Yes, loc_84 and loc_86 are puzzling.  I wish I had the previous versions of ROM as well to see if that oddity might have been a patch.  And no one ever said this code was particularly great, anyway.

  Are you sure? yes | no

Eric Hertz wrote 08/02/2021 at 02:51 point

i think you may be on the right track thinking on and timer are two separate ints/enables on the port. I think it gets weirder with the key marix... I was trying to follow a trace connected to the RC circuit (which goes to two CPU pins at the bottom) and got lost in a realm of daisychained resistors and branches that, if I got any of it right before getting lost, almost look as though each is connected to a row of keys... I could be mistaken, but it almost seems like keyscanning is a two part process: the RC timer polls this resistor/branching thing to see if /any/ key is pressed... so, e.g. loading 1's on all the columns, then pressing a key would cause the timer capacitor to charge almost immediately through one of the resistors attached to a column. Then, the timer interrupt would test /which/ key, by scanning in the normal digital way, rows/cols. This all, as you've pointed out, is completely separate from ON. 

Only thing is, I can't see how this is much benefit, since it wouldn't know whether the "timer" interrupt was due to the timer or a key until after scanning keys, so it'd have to scan all the keys with each timer interrupt anyhow.
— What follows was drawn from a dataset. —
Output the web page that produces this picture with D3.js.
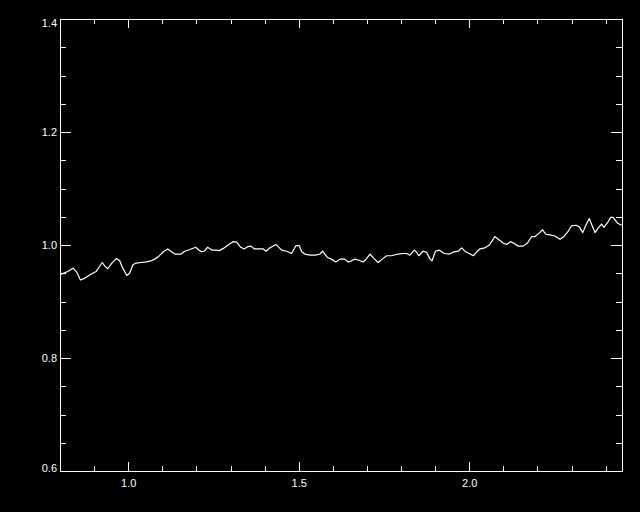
<!DOCTYPE html>
<html>
<head>
<meta charset="utf-8">
<script src="https://cdn.jsdelivr.net/npm/d3@7/dist/d3.min.js"></script>
<style>
  html, body { margin: 0; padding: 0; background: #000; }
  svg { display: block; }
</style>
</head>
<body>
<svg id="chart" width="640" height="512"></svg>
<script>
// Wavelength (x) values
const wavelength = [
  0.802,0.814,0.823,0.838,0.848,0.860,0.872,0.887,0.896,0.906,
  0.916,0.924,0.931,0.940,0.952,0.965,0.975,0.984,0.996,1.004,
  1.014,1.023,1.038,1.053,1.067,1.078,1.088,1.103,1.116,1.127,
  1.137,1.155,1.166,1.181,1.198,1.205,1.215,1.223,1.233,1.245,
  1.254,1.267,1.279,1.293,1.308,1.318,1.330,1.340,1.350,1.360,
  1.370,1.381,1.396,1.404,1.416,1.433,1.450,1.465,1.479,1.492,
  1.501,1.509,1.518,1.533,1.550,1.562,1.570,1.584,1.596,1.609,
  1.621,1.635,1.645,1.655,1.665,1.677,1.689,1.699,1.709,1.721,
  1.733,1.745,1.758,1.772,1.792,1.806,1.816,1.826,1.839,1.846,
  1.852,1.865,1.875,1.885,1.891,1.901,1.911,1.927,1.943,1.955,
  1.968,1.978,1.987,2.000,2.012,2.022,2.031,2.046,2.059,2.069,
  2.075,2.088,2.100,2.110,2.121,2.131,2.144,2.158,2.170,2.183,
  2.193,2.205,2.215,2.225,2.237,2.251,2.266,2.276,2.290,2.300,
  2.313,2.323,2.333,2.342,2.352,2.362,2.369,2.378,2.388,2.395,
  2.405,2.415,2.422,2.434,2.447
];
// Flux (y) values
const flux = [
  0.948,0.951,0.953,0.959,0.953,0.938,0.941,0.947,0.950,0.953,
  0.962,0.969,0.963,0.958,0.968,0.976,0.972,0.959,0.946,0.950,
  0.965,0.968,0.969,0.970,0.972,0.975,0.979,0.988,0.993,0.988,
  0.984,0.984,0.989,0.992,0.996,0.992,0.988,0.989,0.996,0.991,
  0.991,0.990,0.994,1.000,1.006,1.005,0.996,0.993,0.997,0.998,
  0.993,0.993,0.993,0.989,0.995,1.001,0.991,0.989,0.985,0.999,
  0.999,0.988,0.984,0.982,0.982,0.984,0.989,0.978,0.975,0.970,
  0.975,0.975,0.970,0.972,0.975,0.973,0.970,0.976,0.984,0.976,
  0.969,0.975,0.981,0.981,0.984,0.985,0.985,0.982,0.991,0.987,
  0.981,0.989,0.987,0.975,0.972,0.989,0.991,0.985,0.984,0.988,
  0.989,0.995,0.989,0.985,0.981,0.988,0.993,0.995,1.000,1.009,
  1.015,1.009,1.003,1.001,1.006,1.003,0.998,0.998,1.003,1.015,
  1.015,1.021,1.027,1.019,1.018,1.016,1.010,1.014,1.024,1.034,
  1.035,1.032,1.022,1.035,1.047,1.032,1.022,1.030,1.037,1.031,
  1.039,1.049,1.049,1.039,1.035
];
const xMajorTicks = [1.0, 1.5, 2.0];
const xTickLabels = ["1.0", "1.5", "2.0"];
const yMajorTicks = [0.6, 0.8, 1.0, 1.2, 1.4];
const yTickLabels = ["0.6", "0.8", "1.0", "1.2", "1.4"];
const xDomain = [0.8, 2.448];
const yDomain = [0.6, 1.4];

const data = wavelength.map((w, i) => ({ x: w, y: flux[i] }));

const L = 60, R = 622, T = 19, B = 471;
const W = R - L, H = B - T;

const x = d3.scaleLinear().domain(xDomain).range([L, R]);
const y = d3.scaleLinear().domain(yDomain).range([B, T]);

const xMinor = d3.range(8, 25).map(v => v / 10).filter(v => v >= xDomain[0] && v <= xDomain[1] && !xMajorTicks.some(m => Math.abs(m - v) < 1e-9));
const yMinor = d3.range(12, 29).map(v => v / 20).filter(v => !yMajorTicks.some(m => Math.abs(m - v) < 1e-9));

const svg = d3.select("#chart");
svg.append("rect").attr("width", 640).attr("height", 512).attr("fill", "#000");

const font = "'Liberation Sans', Arial, sans-serif";
const majX = 0.02 * H, minX = 0.01 * H;  // vertical ticks on x axes
const majY = 0.02 * W, minY = 0.01 * W;  // horizontal ticks on y axes

function styleAxis(g) {
  g.select(".domain").remove();
  g.selectAll(".tick line").attr("stroke", "#fff").attr("shape-rendering", "crispEdges");
  g.selectAll(".tick text").attr("fill", "#fff").attr("font-family", font).attr("font-size", 11);
}

// bottom
svg.append("g").attr("transform", `translate(0,${B})`)
  .call(d3.axisBottom(x).tickValues(xMajorTicks).tickSize(-majX).tickPadding(8)
    .tickFormat((d, i) => xTickLabels[i]))
  .call(styleAxis)
  .call(g => g.selectAll(".tick text").attr("y", 8));
svg.append("g").attr("transform", `translate(0,${B})`)
  .call(d3.axisBottom(x).tickValues(xMinor).tickSize(-minX).tickFormat(""))
  .call(styleAxis);
// top
svg.append("g").attr("transform", `translate(0,${T})`)
  .call(d3.axisTop(x).tickValues(xMajorTicks).tickSize(-majX).tickFormat(""))
  .call(styleAxis);
svg.append("g").attr("transform", `translate(0,${T})`)
  .call(d3.axisTop(x).tickValues(xMinor).tickSize(-minX).tickFormat(""))
  .call(styleAxis);
// left
svg.append("g").attr("transform", `translate(${L},0)`)
  .call(d3.axisLeft(y).tickValues(yMajorTicks).tickSize(-majY).tickPadding(3)
    .tickFormat((d, i) => yTickLabels[i]))
  .call(styleAxis)
  .call(g => g.selectAll(".tick text").attr("x", -3)
    .attr("dy", (d, i) => i === 0 ? "0em" : (i === yMajorTicks.length - 1 ? "0.72em" : "0.36em")));
svg.append("g").attr("transform", `translate(${L},0)`)
  .call(d3.axisLeft(y).tickValues(yMinor).tickSize(-minY).tickFormat(""))
  .call(styleAxis);
// right
svg.append("g").attr("transform", `translate(${R},0)`)
  .call(d3.axisRight(y).tickValues(yMajorTicks).tickSize(-majY).tickFormat(""))
  .call(styleAxis);
svg.append("g").attr("transform", `translate(${R},0)`)
  .call(d3.axisRight(y).tickValues(yMinor).tickSize(-minY).tickFormat(""))
  .call(styleAxis);

// frame
svg.append("rect")
  .attr("x", L).attr("y", T).attr("width", W).attr("height", H)
  .attr("fill", "none").attr("stroke", "#fff").attr("stroke-width", 1)
  .attr("shape-rendering", "crispEdges");

// data line
const line = d3.line().x(d => x(d.x)).y(d => y(d.y));
svg.append("path").datum(data)
  .attr("d", line)
  .attr("fill", "none")
  .attr("stroke", "#fff")
  .attr("stroke-width", 1.2)
  .attr("stroke-linejoin", "round");
</script>
</body>
</html>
And, surely, 200 keysamples/sec is more than enough... So, not like it'd save much power by not scanning keys unless one's pressed. And not like the exrta speed in processing the keypress immediately would make a noticeable difference, either... so, then, why not just scan during each timer int...?
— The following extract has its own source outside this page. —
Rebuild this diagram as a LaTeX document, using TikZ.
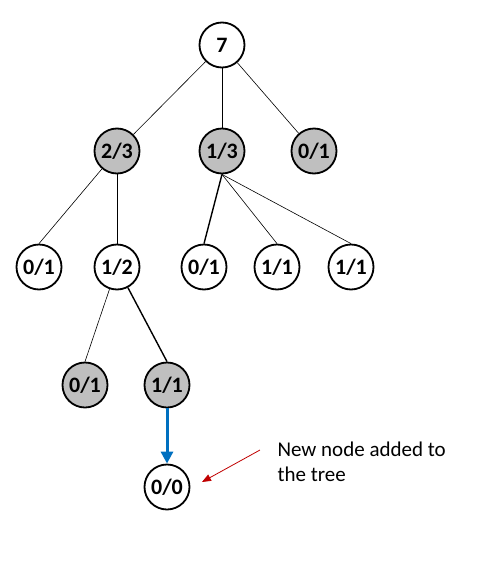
\documentclass[tikz,border=0pt]{standalone}
\usepackage{fontspec}
\setmainfont{Carlito}
\usetikzlibrary{arrows.meta}
\definecolor{nodegray}{HTML}{BFBFBF}
\definecolor{newblue}{HTML}{0070C0}
\definecolor{notered}{HTML}{C00000}
\begin{document}
\begin{tikzpicture}[x=1pt,y=-1pt,
  tnode/.style={circle,draw=black,line width=1.8pt,fill=white,minimum size=45pt,inner sep=0pt,
    font=\fontsize{22}{22}\selectfont\bfseries},
  visited/.style={tnode,fill=nodegray},
  thinedge/.style={draw=black,line width=0.6pt},
  midedge/.style={draw=black,line width=1pt},
  thickedge/.style={draw=black,line width=1.4pt}]
\useasboundingbox (0,0) rectangle (498,568);
% tree nodes
\node[tnode]   (root) at (222,45)  {7};
\node[visited] (a)    at (117,151) {2/3};
\node[visited] (b)    at (222,151) {1/3};
\node[visited] (c)    at (314,151) {0/1};
\node[tnode]   (a1)   at (39,267)  {0/1};
\node[tnode]   (a2)   at (117,267) {1/2};
\node[tnode]   (b1)   at (204,267) {0/1};
\node[tnode]   (b2)   at (277,267) {1/1};
\node[tnode]   (b3)   at (351,267) {1/1};
\node[visited] (d1)   at (85,385)  {0/1};
\node[visited] (d2)   at (167,385) {1/1};
\node[tnode]   (new)  at (167,487) {0/0};
% edges
\draw[thinedge]  (root) -- (a);
\draw[midedge]   (root) -- (b);
\draw[thinedge]  (root) -- (c);
\draw[thinedge]  (a) -- (a1.north);
\draw[midedge]   (a) -- (a2);
\draw[thickedge] (b.south) -- (b1.north);
\draw[thinedge]  (b.south) -- (b2.north);
\draw[thinedge]  (b.south) -- (b3.north);
\draw[thinedge]  (a2) -- (d1.north);
\draw[thickedge] (a2) -- (d2.north);
% expansion step
\draw[newblue,line width=3pt,-{Triangle[length=12pt,width=12pt]}] (d2) -- (new);
% annotation
\node[anchor=west,align=left,font=\fontsize{21}{25}\selectfont] (note) at (274,462)
  {New node added to\\the tree};
\coordinate (tail) at (260,450);
\coordinate (tip) at (202,482);
\draw[notered,line width=0.8pt,-{Triangle[length=9pt,width=7pt]}] (tail) -- (tip);
\end{tikzpicture}
\end{document}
Those traces were HARD to follow, popping up and down through numerous vias... ending at a resistor going into a mess of others... one clearly connected to a key that was already accounted for in the keymatrix pins... really quite weird. (Huh, is it possible those rubber-domes connect /three/ sets of "fingers"? Gotta go check out diolum's gerbers again...

...

IY flags... i can see now how it's handy to know them in this disassembling!